Telford shaped the lives of the Victorian civil engineers who followed him and led the Royal Institution which still guides the engineering profession. Almost everything he built is still in use. An intensely private man, Telford never married or had children, but he was an amateur poet who sent his verses to Robert Burns, a contemporary. He was also a friend and travelling companion of the poet laureate, Robert Southey, who came up with his soubriquet – Colossus of Roads.

He was always on the move, hugely energetic, a man in a hurry to get things done. He wasn’t an inventor, but he was brilliant at seeing possibilities in a project, then finding the right people. One of the joys of his work is that pretty much everything he built was beautifully designed and architected, not simply functional. People cared about the beauty of structures then in a way they don’t now – Wordsworth wrote a sonnet about one of his iron bridges.

Telford advanced the art of building in iron, with many of his bridges remaining in use today. He is buried in the nave of Westminster Abbey, known as the man who joined up the kingdom, not only as an engineer, but as an entrepreneur who could take risks, who knew about design, financing, business, and the importance of teamwork to evolve superior engineering feats at a rapid pace.

So as we admire his finest legacy spanning the Menai Strait some two hundred years after the first block went in place, what can we take from the heritage and spirit of endeavour from Thomas Telford, into our C21st entrepreneurial ventures?

Never give up attitude One eminent trait of Telford was that no matter what the obstacle was, he never gave up. Telford was exceptionally motivated and self-driven. Unlike ordinary men, he displayed outright determination to continue and keep moving forward through all disparities. Telford had a clear vision of what he wanted and was wholeheartedly driven to do the right thing in achieving what he desired. Persistence is very important. You should not give up unless you are forced to give up.

Aim for the big picture Telford targeted exceedingly challenging obstacles, ready to take big risks and had no short-term gains in sight. There was a time when no one believed in his ideas, but this did not get his spirits down. He believed in himself.

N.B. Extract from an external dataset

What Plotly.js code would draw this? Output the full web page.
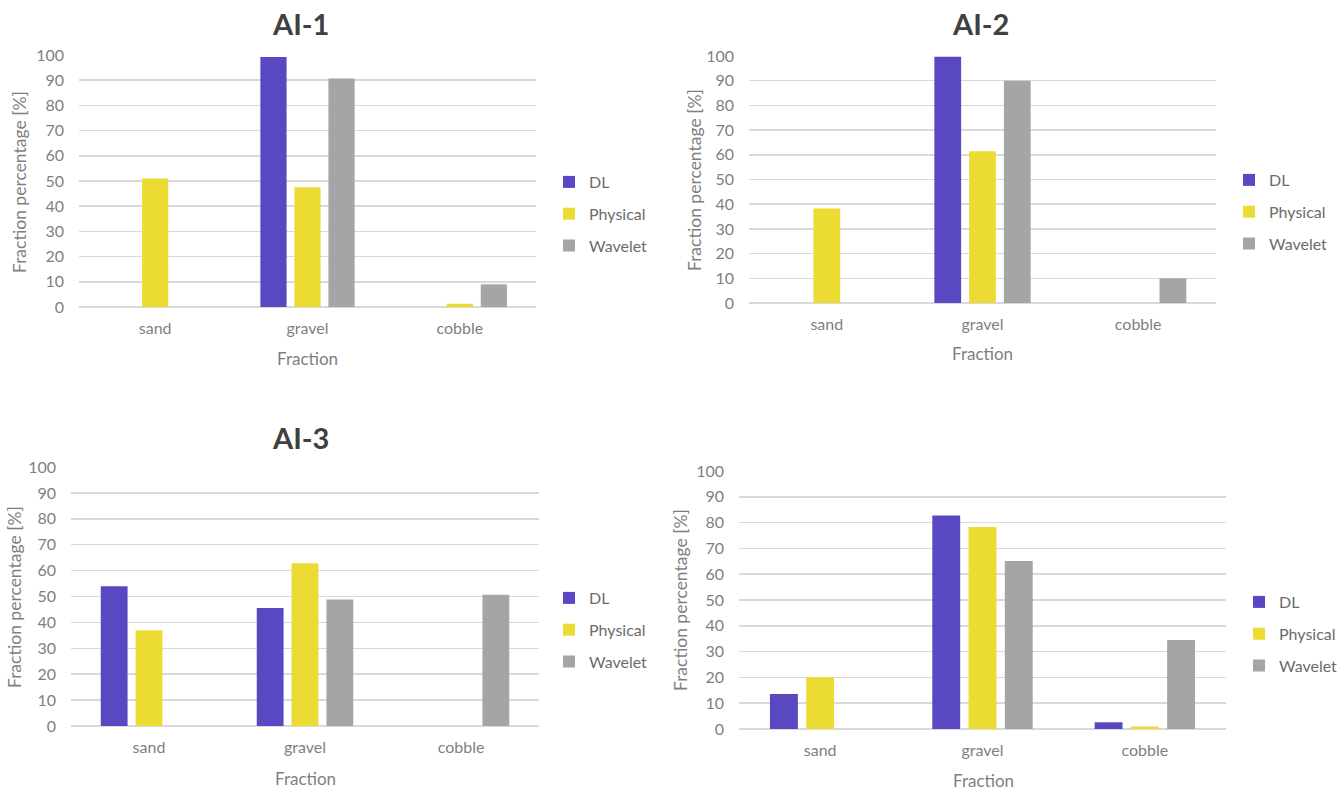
<!DOCTYPE html>
<html>
<head>
<meta charset="utf-8">
<script src="https://cdn.plot.ly/plotly-3.0.1.min.js"></script>
<style>
  html, body { margin: 0; padding: 0; background: #ffffff; }
  #chart { width: 1344px; height: 794px; }
</style>
</head>
<body>
<div id="chart"></div>
<script>
// Grain-size fractions (%) per method for four sites
const categories = ['sand', 'gravel', 'cobble'];
const seriesNames = ['DL', 'Physical', 'Wavelet'];
const panelTitles = ['AI-1', 'AI-2', 'AI-3', ''];
const yTicks = [0, 10, 20, 30, 40, 50, 60, 70, 80, 90, 100];

const ai1DL       = [0, 99.2, 0];
const ai1Physical = [51, 47.5, 1.3];
const ai1Wavelet  = [0, 90.7, 9];

const ai2DL       = [0, 99.7, 0];
const ai2Physical = [38.3, 61.4, 0];
const ai2Wavelet  = [0, 90, 10];

const ai3DL       = [54, 45.6, 0];
const ai3Physical = [37, 62.8, 0];
const ai3Wavelet  = [0, 48.8, 50.7];

const ai4DL       = [13.6, 82.8, 2.6];
const ai4Physical = [20.1, 78.3, 1];
const ai4Wavelet  = [0, 65.1, 34.5];

const panelData = [
  [ai1DL, ai1Physical, ai1Wavelet],
  [ai2DL, ai2Physical, ai2Wavelet],
  [ai3DL, ai3Physical, ai3Wavelet],
  [ai4DL, ai4Physical, ai4Wavelet]
];

const seriesColors = ['#5849c2', '#ecdb33', '#a5a5a5'];

const W = 1344, H = 794;
const FONT = 'Lato, "Open Sans", sans-serif';
const px = v => v / W;
const py = v => 1 - v / H;

// plot frames in page pixels
const frames = [
  { l: 79,  r: 536,  t: 55,  b: 307, title: [300, 24],  ytitle: [20, 182],  xtitle: [307, 358], legX: 549,  legY: 214 },
  { l: 749, r: 1216, t: 56,  b: 303, title: [980, 24],  ytitle: [694, 180], xtitle: [982, 353], legX: 1229, legY: 212 },
  { l: 71,  r: 539,  t: 467, b: 726, title: [300, 437], ytitle: [14, 597],  xtitle: [305, 778], legX: 549,  legY: 630 },
  { l: 739, r: 1226, t: 471, b: 729, title: null,       ytitle: [680, 600], xtitle: [984, 780], legX: 1239, legY: 634 }
];

const traces = [];
const layout = {
  width: W, height: H,
  margin: { l: 0, r: 0, t: 0, b: 0 },
  paper_bgcolor: '#ffffff',
  plot_bgcolor: '#ffffff',
  barmode: 'group',
  bargap: 0.33,
  bargroupgap: 0.23,
  font: { family: FONT, color: '#7f7f7f', size: 16 },
  annotations: []
};

frames.forEach((f, i) => {
  const n = i === 0 ? '' : String(i + 1);
  const legName = 'legend' + n;
  panelData[i].forEach((vals, s) => {
    traces.push({
      type: 'bar',
      x: categories,
      y: vals,
      name: seriesNames[s],
      xaxis: 'x' + n,
      yaxis: 'y' + n,
      legend: legName,
      legendgroup: 'g' + i + '_' + s,
      marker: { color: seriesColors[s], line: { width: 0 } },
      hoverinfo: 'x+y+name'
    });
  });

  layout['xaxis' + n] = {
    domain: [px(f.l), px(f.r)],
    anchor: 'y' + n,
    type: 'category',
    showgrid: false,
    showline: false,
    zeroline: false,
    ticks: '',
    ticklabelstandoff: 10,
    tickfont: { family: FONT, size: 16, color: '#7f7f7f' },
    fixedrange: true
  };
  layout['yaxis' + n] = {
    domain: [py(f.b), py(f.t)],
    anchor: 'x' + n,
    range: [0, 100],
    tickvals: yTicks,
    showgrid: true,
    gridcolor: '#d9d9d9',
    gridwidth: 1.5,
    zeroline: true,
    zerolinecolor: '#d9d9d9',
    zerolinewidth: 1.5,
    showline: false,
    ticks: '',
    ticklabelstandoff: 14,
    tickfont: { family: FONT, size: 16, color: '#7f7f7f' },
    fixedrange: true
  };
  layout[legName] = {
    x: px(f.legX), xanchor: 'left',
    y: py(f.legY), yanchor: 'middle',
    font: { family: FONT, size: 16, color: '#6b6b6b' },
    bgcolor: 'rgba(0,0,0,0)',
    traceorder: 'grouped',
    tracegroupgap: 8
  };

  if (panelTitles[i]) {
    layout.annotations.push({
      text: '<b>' + panelTitles[i] + '</b>',
      xref: 'paper', yref: 'paper',
      x: px(f.title[0]), y: py(f.title[1]),
      xanchor: 'center', yanchor: 'middle',
      showarrow: false,
      font: { family: FONT, size: 29, color: '#404040' }
    });
  }
  layout.annotations.push({
    text: 'Fraction percentage [%]',
    xref: 'paper', yref: 'paper',
    x: px(f.ytitle[0]), y: py(f.ytitle[1]),
    xanchor: 'center', yanchor: 'middle',
    textangle: -90,
    showarrow: false,
    font: { family: FONT, size: 17.5, color: '#7f7f7f' }
  });
  layout.annotations.push({
    text: 'Fraction',
    xref: 'paper', yref: 'paper',
    x: px(f.xtitle[0]), y: py(f.xtitle[1]),
    xanchor: 'center', yanchor: 'middle',
    showarrow: false,
    font: { family: FONT, size: 17, color: '#7f7f7f' }
  });
});

Plotly.newPlot('chart', traces, layout, { staticPlot: true, displayModeBar: false });
</script>
</body>
</html>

In the words of Muhammad Ali, Impossible is just a big word thrown around by small men who find it easier to live in the world they’ve been given than to explore the power they have to change it. Telford’s enormous ambition -to do what everyone said couldn’t be done – far exceeded the vision of everyone around him. Doing the impossible starts with having a grand, albeit crazy, vision. He aimed for breakthroughs and the big picture every time. He brought revolutionary thinking into engineering advancement.

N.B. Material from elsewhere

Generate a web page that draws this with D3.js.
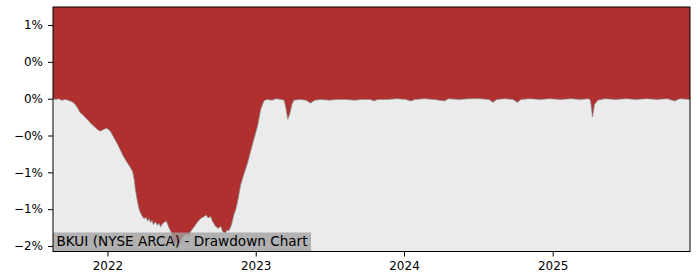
<!DOCTYPE html>
<html>
<head>
<meta charset="utf-8">
<script src="https://cdn.jsdelivr.net/npm/d3@7"></script>
<style>
  body{margin:0;background:#fff;}
  svg text{font-family:"DejaVu Sans",sans-serif;fill:#000;}
</style>
</head>
<body>
<svg id="chart" width="700" height="280"></svg>
<script>
'use strict';

// drawdown in percent
var dates=[
    '2021-08-20','2021-08-27','2021-09-03','2021-09-10','2021-09-20','2021-10-01','2021-10-08','2021-10-14',
    '2021-10-20','2021-10-26','2021-11-02','2021-11-08','2021-11-14','2021-11-20','2021-11-26','2021-12-02',
    '2021-12-10','2021-12-15','2021-12-22','2021-12-30','2022-01-08','2022-01-16','2022-01-26','2022-02-02',
    '2022-02-10','2022-02-19','2022-02-26','2022-03-04','2022-03-08','2022-03-11','2022-03-16','2022-03-21',
    '2022-03-26','2022-04-01','2022-04-06','2022-04-10','2022-04-14','2022-04-17','2022-04-21','2022-04-24',
    '2022-04-29','2022-05-04','2022-05-08','2022-05-12','2022-05-16','2022-05-20','2022-05-26','2022-06-02',
    '2022-06-06','2022-06-10','2022-06-16','2022-06-20','2022-06-22','2022-06-25','2022-06-28','2022-07-03',
    '2022-07-08','2022-07-15','2022-07-20','2022-07-25','2022-08-04','2022-08-11','2022-08-20','2022-08-27',
    '2022-09-01','2022-09-06','2022-09-12','2022-09-17','2022-09-25','2022-10-02','2022-10-07','2022-10-12',
    '2022-10-19','2022-10-23','2022-10-26','2022-11-02','2022-11-08','2022-11-13','2022-11-18','2022-11-25',
    '2022-12-02','2022-12-12','2022-12-25','2023-01-06','2023-01-13','2023-01-21','2023-01-28','2023-02-10',
    '2023-02-20','2023-03-04','2023-03-12','2023-03-16','2023-03-21','2023-03-26','2023-03-31','2023-04-05',
    '2023-04-20','2023-05-05','2023-05-16','2023-05-26','2023-06-10','2023-07-01','2023-07-20','2023-08-10',
    '2023-09-01','2023-09-20','2023-10-10','2023-10-19','2023-10-28','2023-11-20','2023-12-15','2024-01-05',
    '2024-01-18','2024-01-28','2024-02-20','2024-03-15','2024-04-09','2024-04-20','2024-05-15','2024-06-10',
    '2024-07-05','2024-07-28','2024-08-07','2024-08-16','2024-09-05','2024-09-25','2024-10-06','2024-10-15',
    '2024-11-05','2024-12-01','2024-12-25','2025-01-20','2025-02-15','2025-03-10','2025-03-30','2025-04-04',
    '2025-04-09','2025-04-14','2025-04-22','2025-05-10','2025-06-05','2025-07-01','2025-07-25','2025-08-20',
    '2025-09-15','2025-10-10','2025-10-28','2025-11-10','2025-12-05'
];
var drawdown=[
    0,-0.01,0,-0.02,-0.01,-0.03,-0.05,-0.08,
    -0.13,-0.19,-0.22,-0.26,-0.29,-0.33,-0.36,-0.39,
    -0.43,-0.44,-0.42,-0.40,-0.44,-0.52,-0.62,-0.70,
    -0.79,-0.87,-0.93,-0.99,-1.10,-1.24,-1.40,-1.52,
    -1.58,-1.63,-1.61,-1.66,-1.63,-1.68,-1.65,-1.71,
    -1.67,-1.72,-1.69,-1.74,-1.70,-1.68,-1.66,-1.76,
    -1.80,-1.90,-1.98,-1.93,-2.06,-2.00,-1.96,-1.90,
    -1.86,-1.83,-1.86,-1.80,-1.73,-1.67,-1.62,-1.60,
    -1.58,-1.62,-1.60,-1.67,-1.74,-1.76,-1.73,-1.81,
    -1.82,-1.78,-1.80,-1.72,-1.58,-1.50,-1.38,-1.17,
    -1.04,-0.87,-0.60,-0.36,-0.15,-0.03,-0.01,-0.02,
    0,-0.01,-0.02,-0.12,-0.28,-0.20,-0.08,-0.02,
    -0.01,-0.02,-0.06,-0.02,-0.01,-0.02,-0.01,-0.01,
    -0.02,-0.01,-0.01,-0.03,-0.01,-0.01,0,-0.01,
    -0.03,-0.01,0,-0.01,-0.03,0,-0.01,0,
    0,-0.01,-0.05,-0.01,0,-0.01,-0.05,-0.01,
    0,-0.01,0,-0.01,0,-0.01,0,-0.02,
    -0.25,-0.08,-0.02,0,-0.01,0,-0.01,0,
    -0.01,0,-0.03,0,-0.01
];
var yTicks=[1,0.5,0,-0.5,-1,-1.5,-2];
var yTickLabels=['1%','0%','0%','\u22120%','\u22121%','\u22121%','\u22122%'];
var xTicks=['2022-01-01','2023-01-01','2024-01-01','2025-01-01'];
var title='BKUI (NYSE ARCA) - Drawdown Chart';

var parse=d3.timeParse('%Y-%m-%d')
  , rows=dates.map(function(d,i){return {date:parse(d),value:drawdown[i]};})
  , m={top:7,right:10,bottom:28.5,left:53}
  , W=700,H=280
  , svg=d3.select('#chart')

var x=d3.scaleTime()
    .domain(d3.extent(rows,function(d){return d.date;}))
    .range([m.left,W-m.right]);
var y=d3.scaleLinear()
    .domain([-2.075,1.245])
    .range([H-m.bottom,m.top]);

svg.append('rect')
    .attr('x',m.left)
    .attr('y',m.top)
    .attr('width',W-m.left-m.right)
    .attr('height',H-m.top-m.bottom)
    .attr('fill','#ebebeb');

svg.append('path')
    .datum(rows)
    .attr('fill','#b03030')
    .attr('d',d3.area()
        .x(function(d){return x(d.date);})
        .y0(m.top)
        .y1(function(d){return y(d.value);}));

svg.append('path')
    .datum(rows)
    .attr('fill','none')
    .attr('stroke','#8a8a8a')
    .attr('stroke-width',0.7)
    .attr('d',d3.line()
        .x(function(d){return x(d.date);})
        .y(function(d){return y(d.value);}));

// title box
var tg=svg.append('g');
var tt=tg.append('text')
    .attr('x',m.left+3.5)
    .attr('y',H-m.bottom-5.5)
    .attr('font-size',13.6)
    .text(title);
var bb=tt.node().getBBox();
tg.insert('rect','text')
    .attr('x',m.left)
    .attr('y',H-m.bottom-19)
    .attr('width',bb.width+7)
    .attr('height',19)
    .attr('fill','#a0a0a0')
    .attr('fill-opacity',0.78);

var yAxis=d3.axisLeft(y)
    .tickValues(yTicks)
    .tickSize(5)
    .tickPadding(5)
    .tickFormat(function(d,i){return yTickLabels[i];});
var xAxis=d3.axisBottom(x)
    .tickValues(xTicks.map(parse))
    .tickSize(5)
    .tickPadding(5)
    .tickFormat(d3.timeFormat('%Y'));

svg.append('g')
    .attr('transform','translate('+m.left+',0)')
    .call(yAxis)
    .call(function(g){g.select('.domain').remove();})
    .selectAll('text').attr('font-size',12).attr('font-family','DejaVu Sans');
svg.append('g')
    .attr('transform','translate(0,'+(H-m.bottom)+')')
    .call(xAxis)
    .call(function(g){g.select('.domain').remove();})
    .selectAll('text').attr('font-size',12).attr('font-family','DejaVu Sans');

svg.selectAll('.tick line').attr('stroke','#000').attr('stroke-width',1);

svg.append('rect')
    .attr('x',m.left)
    .attr('y',m.top)
    .attr('width',W-m.left-m.right)
    .attr('height',H-m.top-m.bottom)
    .attr('fill','none')
    .attr('stroke','#000')
    .attr('stroke-width',1);
</script>
</body>
</html>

Work on the ground level Telford possessed the ability to think at the system level of design. He knew exactly what he wanted and sat with his team, he was the connection between the vision and engineers’ interest. Telford seemed to be a taskmaster but his attitude set the culture of the team and project. He believed in getting his hands dirty by working with the engineers on the ground. This pragmatic style of leadership never goes amiss in a startup.

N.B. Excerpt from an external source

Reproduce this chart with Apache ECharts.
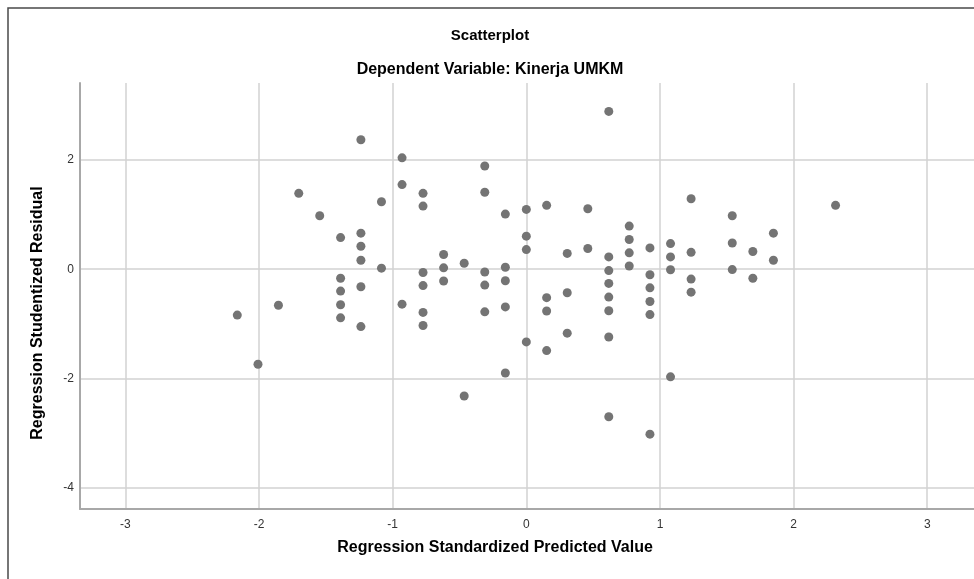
<!DOCTYPE html>
<html>
<head>
<meta charset="utf-8">
<script src="https://cdn.jsdelivr.net/npm/echarts@6/dist/echarts.min.js"></script>
<style>
  html, body { margin: 0; padding: 0; background: #ffffff; }
  #chart { width: 974px; height: 579px; }
</style>
</head>
<body>
<div id="chart"></div>
<script>
// Regression Standardized Predicted Value (x)
var predicted = [
  -2.163, -2.008, -1.855, -1.703, -1.546,
  -1.39, -1.39, -1.39, -1.39, -1.39,
  -1.238, -1.238, -1.238, -1.238, -1.238, -1.238,
  -1.084, -1.084,
  -0.93, -0.93, -0.93,
  -0.773, -0.773, -0.773, -0.773, -0.773, -0.773,
  -0.619, -0.619, -0.619,
  -0.465, -0.465,
  -0.311, -0.311, -0.311, -0.311, -0.311,
  -0.157, -0.157, -0.157, -0.157, -0.157,
  0, 0, 0, 0,
  0.152, 0.152, 0.152, 0.152,
  0.306, 0.306, 0.306,
  0.46, 0.46,
  0.617, 0.617, 0.617, 0.617, 0.617, 0.617, 0.617, 0.617,
  0.77, 0.77, 0.77, 0.77,
  0.925, 0.925, 0.925, 0.925, 0.925, 0.925,
  1.079, 1.079, 1.079, 1.079,
  1.233, 1.233, 1.233, 1.233,
  1.541, 1.541, 1.541,
  1.695, 1.695,
  1.849, 1.849,
  2.314
];
// Regression Studentized Residual (y)
var residual = [
  -0.84, -1.74, -0.66, 1.39, 0.98,
  0.58, -0.165, -0.40, -0.65, -0.89,
  2.37, 0.66, 0.42, 0.165, -0.32, -1.05,
  1.235, 0.02,
  2.04, 1.55, -0.64,
  1.39, 1.156, -0.06, -0.30, -0.79, -1.03,
  0.27, 0.025, -0.215,
  0.11, -2.32,
  1.89, 1.41, -0.05, -0.29, -0.78,
  1.01, 0.037, -0.21, -0.69, -1.90,
  1.095, 0.606, 0.36, -1.33,
  1.17, -0.52, -0.765, -1.49,
  0.29, -0.43, -1.17,
  1.107, 0.38,
  2.89, 0.226, -0.025, -0.26, -0.51, -0.76, -1.24, -2.70,
  0.79, 0.545, 0.30, 0.06,
  0.39, -0.10, -0.34, -0.59, -0.83, -3.02,
  0.47, 0.226, -0.01, -1.97,
  1.29, 0.31, -0.18, -0.42,
  0.98, 0.48, -0.006,
  0.325, -0.165,
  0.66, 0.165,
  1.17
];
var xTicks = [-3, -2, -1, 0, 1, 2, 3];
var yTicks = [-4, -2, 0, 2];
var chartTitle = 'Scatterplot';
var chartSubtitle = 'Dependent Variable: Kinerja UMKM';
var xName = 'Regression Standardized Predicted Value';
var yName = 'Regression Studentized Residual';

var points = predicted.map(function (v, i) { return [v, residual[i]]; });

var chart = echarts.init(document.getElementById('chart'), null, { renderer: 'canvas' });
var fontFam = '"Liberation Sans", Arial, sans-serif';
chart.setOption({
  backgroundColor: '#ffffff',
  animation: false,
  grid: { left: 80, right: -3, top: 83, bottom: 70, containLabel: false },
  graphic: [
    { type: 'rect', shape: { x: 8, y: 8, width: 1000, height: 620 }, style: { fill: 'none', stroke: '#4a4a4a', lineWidth: 1.5 }, z: 0, silent: true },
    { type: 'text', x: 490, y: 36, style: { text: chartTitle, font: 'bold 15px ' + fontFam, fill: '#000', textAlign: 'center', textVerticalAlign: 'middle' } },
    { type: 'text', x: 490, y: 70, style: { text: chartSubtitle, font: 'bold 16px ' + fontFam, fill: '#000', textAlign: 'center', textVerticalAlign: 'middle' } },
    { type: 'text', x: 495, y: 548, style: { text: xName, font: 'bold 16px ' + fontFam, fill: '#000', textAlign: 'center', textVerticalAlign: 'middle' } },
    { type: 'text', x: 38, y: 313, rotation: Math.PI / 2, style: { text: yName, font: 'bold 16px ' + fontFam, fill: '#000', textAlign: 'center', textVerticalAlign: 'middle' } }
  ],
  xAxis: {
    type: 'value',
    min: -3.34,
    max: 3.35,
    axisLine: { show: true, onZero: false, lineStyle: { color: '#a8a8a8', width: 2 } },
    axisTick: { show: false, customValues: xTicks },
    axisLabel: { customValues: xTicks, color: '#333', fontSize: 12, fontFamily: fontFam, margin: 10 },
    splitLine: { show: true, lineStyle: { color: '#d2d2d2', width: 1.5 } }
  },
  yAxis: {
    type: 'value',
    min: -4.39,
    max: 3.41,
    axisLine: { show: true, onZero: false, lineStyle: { color: '#a8a8a8', width: 2 } },
    axisTick: { show: false, customValues: yTicks },
    axisLabel: { customValues: yTicks, color: '#333', fontSize: 12, fontFamily: fontFam, margin: 6 },
    splitLine: { show: true, lineStyle: { color: '#d2d2d2', width: 1.5 } }
  },
  series: [{
    type: 'scatter',
    data: points,
    symbol: 'circle',
    symbolSize: 9,
    itemStyle: { color: '#747474', opacity: 1 },
    silent: true,
    z: 5
  }]
});
</script>
</body>
</html>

Belief in self-analysis Telford believed in self-analysis and critical thinking about oneself. He thought that people did not think critically enough – and it is one of the reasons for startup failure, founders often take too many things for granted without enough basis in their business model and market assumptions. Don’t delude yourself into thinking something’s working when it’s not, or you’ll get fixated on a potentially bad solution.

Being a competent engineer requires you to solve complex problems and navigate around difficult situations when they arise, a useful skill for any entrepreneur. There is little structure and lots of complexity in engineering projects that you need to navigate daily, as someone who is running a start up. You have to assess risks and challenges wisely, and pivot when required.

For both engineers and entrepreneurs, reflection and self-conscious analysis are essential. Both need to examine their projects to prototype better solutions, make changes quickly and persevere even if challenges seem great.

Problem Solving skills Perhaps it’s no coincidence that many entrepreneurs started their companies in a garage – from Apple, Amazon to Harley-Davidson. For many, the idea of a garage is synonymous with tinkering, and you can imagine Telford working through different versions of his thinking – given many of his engineering feats were ‘firsts’ in terms of design and solution

Analysing a problem from a “What if… then” point of view allows a startup founder to face a challenge with an open mind and to reach an educated solution. If the solution is not met, the experiment is not a failure; it is simply restarted.

A ‘crystal clear’ massively transformative purpose Not a phrase around at the time of Telford, but it’s a phrase that captures the inspirational work of Elon Musk, and it applies to Telford. Part of Telford’s ability to motivate his team to do great things was his crystal-clear ‘Massively Transformative Purpose’, which drove each of his engineering ventures. Musk’s MTP for Tesla is to accelerate the world’s transition to sustainable energy. To this end, every project Telford completed was focused on his vision and backed by a Master Plan. Have a vision, make it happen.

Musk says I try to do useful things. That’s a nice aspiration. And useful means it is of value to the rest of society. Are they useful things that work and make people’s lives better, make the future seem better, and actually are better, too? I think we should try to make the future better.

This is the ideology of Telford, and though basic, it’s actually very rare. Think of the other names we associate with entrepreneurship and innovation this century, they’re people who’ve built amazing operating systems, devices, websites or social-media platforms. Amazing innovations yes, but not with the impact Musk seeks to achieve, or indeed Telford delivered.

Telford was Britain’s greatest civil engineer, who can take the credit for much of the industrial revolution’s sublime architecture. His achievements were truly remarkable. Throughout his life he remained a peripatetic bachelor, hurrying from one job to the next, writing instructions and plans from country inns by candlelight.

The roads and bridges he built carried fishermen to the village and the fish to the cities, built the church in which they prayed, the port which landed the herring, and the harbours from which some of them emigrated to new lives in North America: all of them were his.

Telford had the entrepreneurial spark. He was more than just ideas and allure. Telford was a rare business leader who was interested in mankind as a whole and wanted to explore how engineering could change the world he lived in. The Menai Suspension Bridge is a remarkable testimony to this spirit, and his entrepreneurial endeavours.